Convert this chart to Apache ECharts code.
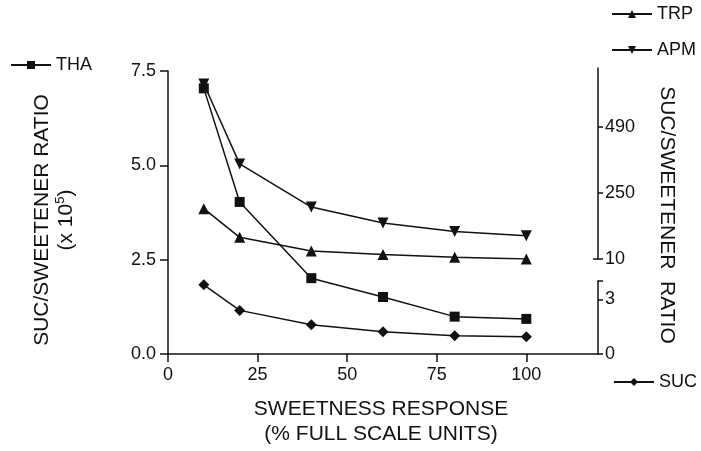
<!DOCTYPE html>
<html>
<head>
<meta charset="utf-8">
<script src="https://cdn.jsdelivr.net/npm/echarts@6/dist/echarts.min.js"></script>
<style>
  html, body { margin: 0; padding: 0; background: #fff; }
  #chart { width: 701px; height: 451px; }
</style>
</head>
<body>
<div id="chart"></div>
<script>
  // sweetness response (% full scale units)
  var sweetness = [10, 20, 40, 60, 80, 100];
  // left axis, x 10^5
  var tha = [7.04, 4.03, 2.01, 1.51, 0.99, 0.93];
  // upper right axis
  var trp = [193, 89, 39, 26, 16, 10];
  var apm = [647, 356, 199, 141, 110, 95];
  // lower right axis
  var suc = [3.79, 2.39, 1.60, 1.22, 1.00, 0.94];

  var xTicks = [0, 25, 50, 75, 100];
  var leftTicks = [0, 2.5, 5, 7.5];
  var upperRightTicks = [10, 250, 490];
  var lowerRightTicks = [0, 3];

  function pairs(ys) {
    return sweetness.map(function (x, i) { return [x, ys[i]]; });
  }

  var black = '#111';
  var font = 'Liberation Sans';

  function line(show) {
    return { show: show, onZero: false, lineStyle: { color: black, width: 1.5 } };
  }
  function ticks(values, len, inside) {
    return { show: true, inside: !!inside, length: len, customValues: values,
             lineStyle: { color: black, width: 1.5 } };
  }
  function labels(values, margin) {
    return { show: true, margin: margin, customValues: values,
             color: black, fontSize: 18, fontFamily: font };
  }

  var gridLeft = 168, gridRight = 103;

  var leftLabels = labels(leftTicks, 12);
  leftLabels.formatter = function (v) { return Number(v).toFixed(1); };

  var chart = echarts.init(document.getElementById('chart'));
  chart.setOption({
    animation: false,
    grid: [
      { left: gridLeft, right: gridRight, top: 71, bottom: 97 },
      { left: gridLeft, right: gridRight, top: 68, height: 191 },
      { left: gridLeft, right: gridRight, top: 281, bottom: 97 }
    ],
    xAxis: [
      {
        type: 'value', gridIndex: 0, min: 0, max: 120,
        axisLine: line(true),
        axisTick: ticks(xTicks, 8),
        axisLabel: labels(xTicks, 12),
        splitLine: { show: false }
      },
      { type: 'value', gridIndex: 1, min: 0, max: 120, show: false },
      { type: 'value', gridIndex: 2, min: 0, max: 120, show: false }
    ],
    yAxis: [
      {
        type: 'value', gridIndex: 0, min: 0, max: 7.5,
        axisLine: line(true),
        axisTick: ticks(leftTicks, 8),
        axisLabel: leftLabels,
        splitLine: { show: false }
      },
      {
        type: 'value', gridIndex: 1, position: 'right', min: 10, max: 705,
        axisLine: line(true),
        axisTick: ticks(upperRightTicks, 5),
        axisLabel: labels(upperRightTicks, 7),
        splitLine: { show: false }
      },
      {
        type: 'value', gridIndex: 2, position: 'right', min: 0, max: 4,
        axisLine: line(true),
        axisTick: ticks([0, 3, 4], 5),
        axisLabel: labels(lowerRightTicks, 7),
        splitLine: { show: false }
      },
      {
        // cap at the bottom of the upper segment
        type: 'value', gridIndex: 1, position: 'right', min: 10, max: 705,
        axisLine: line(false),
        axisTick: ticks([10], 5, true),
        axisLabel: { show: false },
        splitLine: { show: false }
      }
    ],
    legend: [
      { data: ['THA'], left: 5, top: 51 },
      { data: ['TRP'], left: 606, top: 0 },
      { data: ['APM'], left: 606, top: 36 },
      { data: ['SUC'], left: 608, top: 368 }
    ].map(function (l) {
      return Object.assign({
        itemWidth: 40, itemHeight: 10,
        textStyle: { color: black, fontSize: 18, fontFamily: font }
      }, l);
    }),
    series: [
      {
        name: 'THA', type: 'line', xAxisIndex: 0, yAxisIndex: 0,
        data: pairs(tha), symbol: 'rect', symbolSize: 10
      },
      {
        name: 'TRP', type: 'line', xAxisIndex: 1, yAxisIndex: 1,
        data: pairs(trp), symbol: 'triangle', symbolSize: 11
      },
      {
        name: 'APM', type: 'line', xAxisIndex: 1, yAxisIndex: 1,
        data: pairs(apm), symbol: 'triangle', symbolRotate: 180, symbolSize: 11
      },
      {
        name: 'SUC', type: 'line', xAxisIndex: 2, yAxisIndex: 2,
        data: pairs(suc), symbol: 'diamond', symbolSize: 11
      }
    ].map(function (s) {
      return Object.assign({
        lineStyle: { color: black, width: 1.5 },
        itemStyle: { color: black }
      }, s);
    }),
    graphic: [
      {
        type: 'text', x: 54, y: 220, rotation: Math.PI / 2,
        style: {
          text: 'SUC/SWEETENER RATIO\n(x 10{s|5})',
          fontSize: 21, fontFamily: font, lineHeight: 24, fill: black,
          align: 'center', verticalAlign: 'middle',
          rich: { s: { fontSize: 13, fontFamily: font, verticalAlign: 'top', fill: black } }
        }
      },
      {
        type: 'text', x: 667, y: 215, rotation: -Math.PI / 2,
        style: {
          text: 'SUC/SWEETENER  RATIO',
          fontSize: 21, fontFamily: font, fill: black,
          align: 'center', verticalAlign: 'middle'
        }
      },
      {
        type: 'text', x: 381, y: 422,
        style: {
          text: 'SWEETNESS RESPONSE\n(% FULL SCALE UNITS)',
          fontSize: 21, fontFamily: font, lineHeight: 25, fill: black,
          align: 'center', verticalAlign: 'middle'
        }
      }
    ]
  });
</script>
</body>
</html>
* * * * *
■ **Your task**: Make an exact copy of the data, leaving its pictures out.

■ **Result for this exercise**:
Convert this chart to Apache ECharts code.
<!DOCTYPE html>
<html>
<head>
<meta charset="utf-8">
<script src="https://cdn.jsdelivr.net/npm/echarts@6/dist/echarts.min.js"></script>
<style>
  html, body { margin: 0; padding: 0; background: #fff; }
  #chart { width: 701px; height: 451px; }
</style>
</head>
<body>
<div id="chart"></div>
<script>
  // sweetness response (% full scale units)
  var sweetness = [10, 20, 40, 60, 80, 100];
  // left axis, x 10^5
  var tha = [7.04, 4.03, 2.01, 1.51, 0.99, 0.93];
  // upper right axis
  var trp = [193, 89, 39, 26, 16, 10];
  var apm = [647, 356, 199, 141, 110, 95];
  // lower right axis
  var suc = [3.79, 2.39, 1.60, 1.22, 1.00, 0.94];

  var xTicks = [0, 25, 50, 75, 100];
  var leftTicks = [0, 2.5, 5, 7.5];
  var upperRightTicks = [10, 250, 490];
  var lowerRightTicks = [0, 3];

  function pairs(ys) {
    return sweetness.map(function (x, i) { return [x, ys[i]]; });
  }

  var black = '#111';
  var font = 'Liberation Sans';

  function line(show) {
    return { show: show, onZero: false, lineStyle: { color: black, width: 1.5 } };
  }
  function ticks(values, len, inside) {
    return { show: true, inside: !!inside, length: len, customValues: values,
             lineStyle: { color: black, width: 1.5 } };
  }
  function labels(values, margin) {
    return { show: true, margin: margin, customValues: values,
             color: black, fontSize: 18, fontFamily: font };
  }

  var gridLeft = 168, gridRight = 103;

  var leftLabels = labels(leftTicks, 12);
  leftLabels.formatter = function (v) { return Number(v).toFixed(1); };

  var chart = echarts.init(document.getElementById('chart'));
  chart.setOption({
    animation: false,
    grid: [
      { left: gridLeft, right: gridRight, top: 71, bottom: 97 },
      { left: gridLeft, right: gridRight, top: 68, height: 191 },
      { left: gridLeft, right: gridRight, top: 281, bottom: 97 }
    ],
    xAxis: [
      {
        type: 'value', gridIndex: 0, min: 0, max: 120,
        axisLine: line(true),
        axisTick: ticks(xTicks, 8),
        axisLabel: labels(xTicks, 12),
        splitLine: { show: false }
      },
      { type: 'value', gridIndex: 1, min: 0, max: 120, show: false },
      { type: 'value', gridIndex: 2, min: 0, max: 120, show: false }
    ],
    yAxis: [
      {
        type: 'value', gridIndex: 0, min: 0, max: 7.5,
        axisLine: line(true),
        axisTick: ticks(leftTicks, 8),
        axisLabel: leftLabels,
        splitLine: { show: false }
      },
      {
        type: 'value', gridIndex: 1, position: 'right', min: 10, max: 705,
        axisLine: line(true),
        axisTick: ticks(upperRightTicks, 5),
        axisLabel: labels(upperRightTicks, 7),
        splitLine: { show: false }
      },
      {
        type: 'value', gridIndex: 2, position: 'right', min: 0, max: 4,
        axisLine: line(true),
        axisTick: ticks([0, 3, 4], 5),
        axisLabel: labels(lowerRightTicks, 7),
        splitLine: { show: false }
      },
      {
        // cap at the bottom of the upper segment
        type: 'value', gridIndex: 1, position: 'right', min: 10, max: 705,
        axisLine: line(false),
        axisTick: ticks([10], 5, true),
        axisLabel: { show: false },
        splitLine: { show: false }
      }
    ],
    legend: [
      { data: ['THA'], left: 5, top: 51 },
      { data: ['TRP'], left: 606, top: 0 },
      { data: ['APM'], left: 606, top: 36 },
      { data: ['SUC'], left: 608, top: 368 }
    ].map(function (l) {
      return Object.assign({
        itemWidth: 40, itemHeight: 10,
        textStyle: { color: black, fontSize: 18, fontFamily: font }
      }, l);
    }),
    series: [
      {
        name: 'THA', type: 'line', xAxisIndex: 0, yAxisIndex: 0,
        data: pairs(tha), symbol: 'rect', symbolSize: 10
      },
      {
        name: 'TRP', type: 'line', xAxisIndex: 1, yAxisIndex: 1,
        data: pairs(trp), symbol: 'triangle', symbolSize: 11
      },
      {
        name: 'APM', type: 'line', xAxisIndex: 1, yAxisIndex: 1,
        data: pairs(apm), symbol: 'triangle', symbolRotate: 180, symbolSize: 11
      },
      {
        name: 'SUC', type: 'line', xAxisIndex: 2, yAxisIndex: 2,
        data: pairs(suc), symbol: 'diamond', symbolSize: 11
      }
    ].map(function (s) {
      return Object.assign({
        lineStyle: { color: black, width: 1.5 },
        itemStyle: { color: black }
      }, s);
    }),
    graphic: [
      {
        type: 'text', x: 54, y: 220, rotation: Math.PI / 2,
        style: {
          text: 'SUC/SWEETENER RATIO\n(x 10{s|5})',
          fontSize: 21, fontFamily: font, lineHeight: 24, fill: black,
          align: 'center', verticalAlign: 'middle',
          rich: { s: { fontSize: 13, fontFamily: font, verticalAlign: 'top', fill: black } }
        }
      },
      {
        type: 'text', x: 667, y: 215, rotation: -Math.PI / 2,
        style: {
          text: 'SUC/SWEETENER  RATIO',
          fontSize: 21, fontFamily: font, fill: black,
          align: 'center', verticalAlign: 'middle'
        }
      },
      {
        type: 'text', x: 381, y: 422,
        style: {
          text: 'SWEETNESS RESPONSE\n(% FULL SCALE UNITS)',
          fontSize: 21, fontFamily: font, lineHeight: 25, fill: black,
          align: 'center', verticalAlign: 'middle'
        }
      }
    ]
  });
</script>
</body>
</html>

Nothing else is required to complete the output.